“Percebi que alguma coisa estava muito errada quando levei 15 minutos imaginando como atravessar dois quarteirões da minha casa até a padaria. Na minha cabeça, era um esquema de FBI: saio às 3 da tarde, porque a possibilidade de encontrar alguém na rua é menor. Passo pela banca de jornal, dou um aceno com a cabeça pra moça da banca e tenho a certeza de que ela pensa: ‘Essa mulher não tá bem.’ Não tô mesmo, moça…”
Essa é uma das cenas da minha peça “Na medida do impossível”.
Em uma noite durante a pandemia, resolvi escrever sobre o que me atravessava há tempos: pânico. Um golpe sorrateiro no rosto, no seu corpo, quando você menos espera, como se você tivesse um jarro de ansiedade que transborda dentro do peito, encharca seu corpo de suor e a paralisa.
Comecei a ter pânico, minha vida mudou: os pequenos obstáculos pareciam intransponíveis. Procurei ajuda médica, fui medicada e faço terapia toda semana. Em fevereiro de 2020, eu estava pronta para voltar às minhas atividades, mas veio a pandemia. Que timing! Bem agora? E se eu tivesse que explicar tudo que estava acontecendo para um amigo que morreu em 1996? E foi isso que eu fiz: escrevi uma peça para um amigo morto.
Depois de 26 anos, o mundo é outro, nós somos outros e, muitas vezes, não nos damos conta e queremos responder às nossas expectativas sobre nós mesmos.
A personagem é uma mulher que vive sua própria pandemia, não sai de casa há anos por causa de uma síndrome do pânico, vive em sua prisão e, na solidão das noites insones, tenta entender como chegou até ali.
Os filhos adultos, a Síndrome do Ninho Vazio, a perplexidade diante do tempo, um espelho do que cada um de nós passou nos últimos tempos. Como voltar a viver? Como interagir com seres humanos? O medo, o céu sobre as cabeças, o pânico, as mudanças operadas em nós durante o tempo em que vivemos isolados. Quais são os limites que nós mesmos nos impomos, mesmo sem querer?
Nesses novos tempos, precisamos falar, trocar, sobre o que nos angustia, tirar nossas neuroses do armário – ninguém tá bem. Por que nos escondemos ainda? Por que disfarçamos quem somos e o que nos dói? Saúde mental não pode ser um tabu tão grande em 2022.
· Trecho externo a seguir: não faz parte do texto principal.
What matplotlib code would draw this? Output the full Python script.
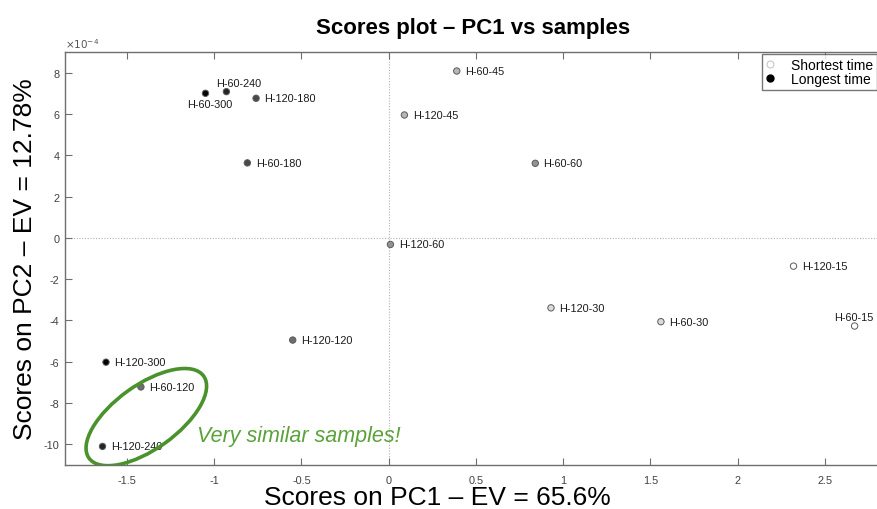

Se alguém tem uma perna quebrada, não vai conseguir esconder, e ninguém vai dizer: “Ah, para com isso, é só pular corda e correr 5 quilômetros que a sua perna vai ficar boa”. É visível a dor, está ali, tem um gesso em volta. As dores emocionais não, são dores sem testemunha, a não ser nós mesmos e as poucas pessoas nas quais confiamos para dividir isso.
Na medida do impossível, todos estamos reaprendendo a viver — que seja juntos, nos olhando nos olhos, trocando, acolhendo, desconstruindo. E o teatro é o lugar ideal para fazermos isso. Vamos ao teatro, esse é um ato de resistência em tempos em que a cultura do País está sendo achacada pelos governantes. Vamos falar de saúde mental. Vamos rir de nós mesmos. Juntos sairemos dessa.
Luciana Fregolente é atriz, roteirista e está em cartaz, até 1º de outubro, com a peça “Na medida do impossível”, no Teatro Candido Mendes, em Ipanema, com texto dela e direção de Victor Garcia Peralta. Luciana escreveu para o núcleo de humor da TV Globo de 2014 a 2021 — concorreu ao Emmy Internacional por “Zorra”, em 2016 e criou o quadro “Mulheres Fantásticas” (Prêmio Le Blanc de 2020). Como atriz, participou de várias novelas. Amigos há 15 anos, Peralta e Luciana foram parceiros de trabalho na comédia “Alucinadas”, que estreou nos palcos, em 2010. Foi o primeiro a ler “Na medida”: “A Luciana trata o pânico com leveza e humor, mas sem tirar a profundidade que o assunto requer. Com a pandemia, ninguém escapou das sequelas emocionais, e é preciso falar disso urgentemente”.